D’abord, il s’agit d’une magnifique étude en creux des effets de la guerre sur la vie d’un enfant puis d’un adolescent plongé, par la stupidité agressive du militarisme impérial porté par le criminel Hirohito et sa clique, dans l’enfer d’une lutte à mort qui le dépasse. En 1945, Mishima a vingt ans. Tôkyô est littéralement écrasée, aplatie par la dernière année d’un conflit qui faillit bien se résoudre en l’extermination de tout un peuple. Le livre ne traite pas directement de ce cataclysme mais on sent, en chaque élève et en chaque étudiant évoqués ici comme de futurs soldats, le poids d’une idéologie proche du national-socialisme et celui, tout proche, de l’humiliation subie par une nation vaincue. Virtuelle, l’omniprésence de la peur et de la rage est au fil du texte de plus en plus prégnante.
Pourtant, la grande surprise du lecteur actuel vient de ce que Confessions d’un masque contient une histoire d’amour hétérosexuelle d’une rare qualité dans l’analyse psychologique, et plus encore lorsqu’il s’agit non pas de l’attitude du héros, à la fois tenté et repoussé par la révélation du désir féminin, mais bien du portrait de la séduisante Sonoko, un des personnages de roman japonais les mieux auscultés et compris que présente cette littérature si riche en explorations de la conscience et des secrets de l’amour non partagé.

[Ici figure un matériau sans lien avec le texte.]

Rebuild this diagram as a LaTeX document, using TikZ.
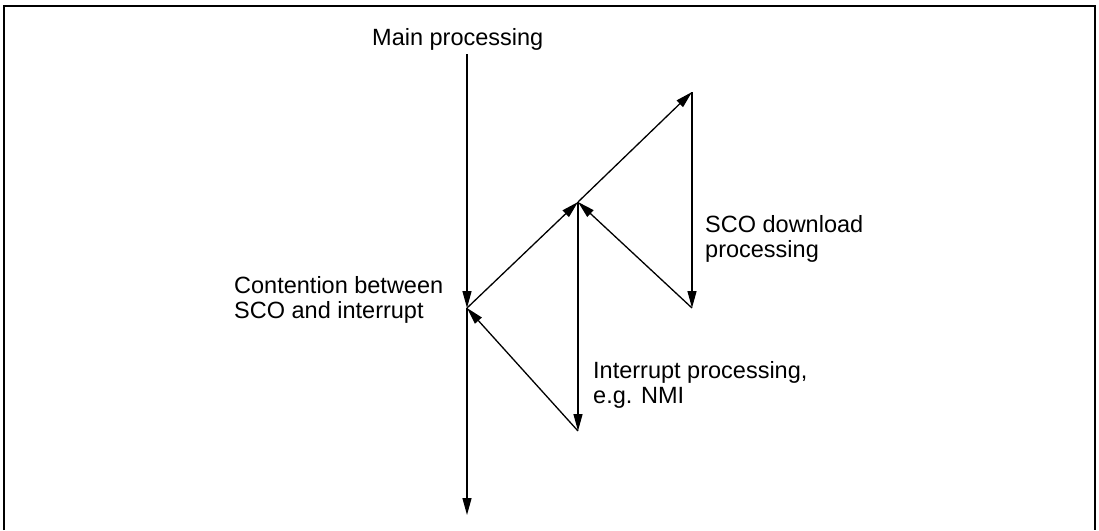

Mishima n’est pas en ces matières un précurseur. Il s’inscrit dans une longue tradition et suit les traces tant du Tanizaki obsédé par la crainte du pouvoir féminin que de Kawabata qui désespère de l’amour dans Nuées d’oiseaux blancs, chef-d’œuvre publié, comme Confessions d’un masque, en 1949. Mais il annonce aussi le Murakami peintre des impasses de la relation amoureuse qui devrait unir et en fait sépare si souvent au Japon sous la chape du non-dit un homme et une femme. C’est, en plus exacerbé par la préférence sexuelle du garçon, la presque infranchissable fracture qui empêche, à force de politesse étouffante toute chargée d’interdits sociaux, deux êtres jeunes accablés par le reste du monde de communiquer, de se parler tout simplement et, par là, d’avoir une chance de se rejoindre. Avant Murakami, Mishima est ici d’une acuité décisive dans le refus des illusions, en somme japonissime.